I needed a rack and shopped around for hitch mounts this time. I ended up with the KUAT and I am very happy with it.


----------



## ercflyer (Sep 23, 2012)

I've been using my 1up for almost a year now and love it. Great service from 1up as well. Initially I was concerned by the lack of built-in locking device but after looking at what some of the other racks out there consider "security" I don't feel that using a chain or cable and U lock is a step down. That said, I've yet to actually lock my bikes to the rack. I don't make a habit of leaving them alone on the car to get stolen. My rack was attached to the car all last summer and I didn't feel any need to lock the rack to the car. The security bolt is enough for me.


----------



## rdalcanto (Mar 2, 2008)

I have the Yakima hitch rack, and I am thinking of selling it and getting the 1up, because with the Yakima, two mountain bikes can be a problem depending on seat heights and handlebars. With the 1up, the bikes sit at different heights, and you can move them a little to the right or left so they don't run into each other.


----------



## 9W9W (Apr 5, 2012)

rdalcanto said:


> I have the Yakima hitch rack, and I am thinking of selling it and getting the 1up, because with the Yakima, two mountain bikes can be a problem depending on seat heights and handlebars. With the 1up, the bikes sit at different heights, and you can move them a little to the right or left so they don't run into each other.


My friend puts his bikes up with one facing left and the other right, that way certain bits don't rub against each other, but I'm sure you've already tried that. 1UP = truf.


----------



## tednugent (Apr 26, 2010)

9W9W said:


> My friend puts his bikes up with one facing left and the other right, that way certain bits don't rub against each other, but I'm sure you've already tried that. 1UP = truf.


They are Yakima holdup, Thule T2, etc... are all designed that so that one faces left and one faces right.

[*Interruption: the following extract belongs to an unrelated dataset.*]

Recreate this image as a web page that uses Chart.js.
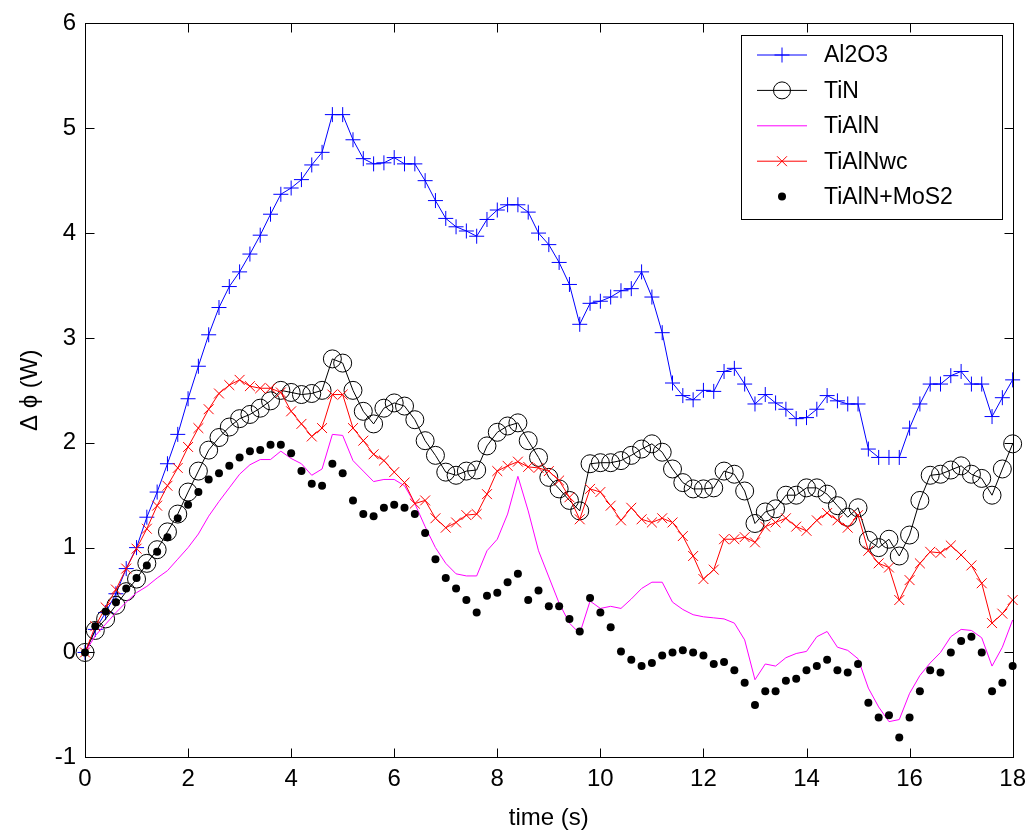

However, I have had similar experience was rdalcanto with my Holdup before I got the 1up.


----------



## 9W9W (Apr 5, 2012)

tednugent said:


> They are Yakima holdup, Thule T2, etc... are all designed that so that one faces left and one faces right.
> 
> However, I have had similar experience was rdalcanto with my Holdup before I got the 1up.


^^ dont text and drive


----------



## sadhappy (Nov 20, 2013)

I've a got 1up on my Prius V and I'm a huge fan of the product. Takes less than 60 seconds to unfold the rack from "bumper" mode and stick my bike on it, and I can tilt the rig back with the bike installed to open the rear hatch with no trouble. Absolutely think it's worth the extra money.


----------



## RRRoubaix (Aug 27, 2008)

Froze brought up some valid gripes. While I'm a huge fan of 1upUSA, I do not like that their 1 1/4" hitch rack accomodates only one bike. Yes, you can add the attachment, but that's a band-aid. (Besides, if memory serves, they do not recommend that for 1 1/4" hitches). 
So, for those of us w/ small hitches, Kuat and Inno are better -and more secure- options.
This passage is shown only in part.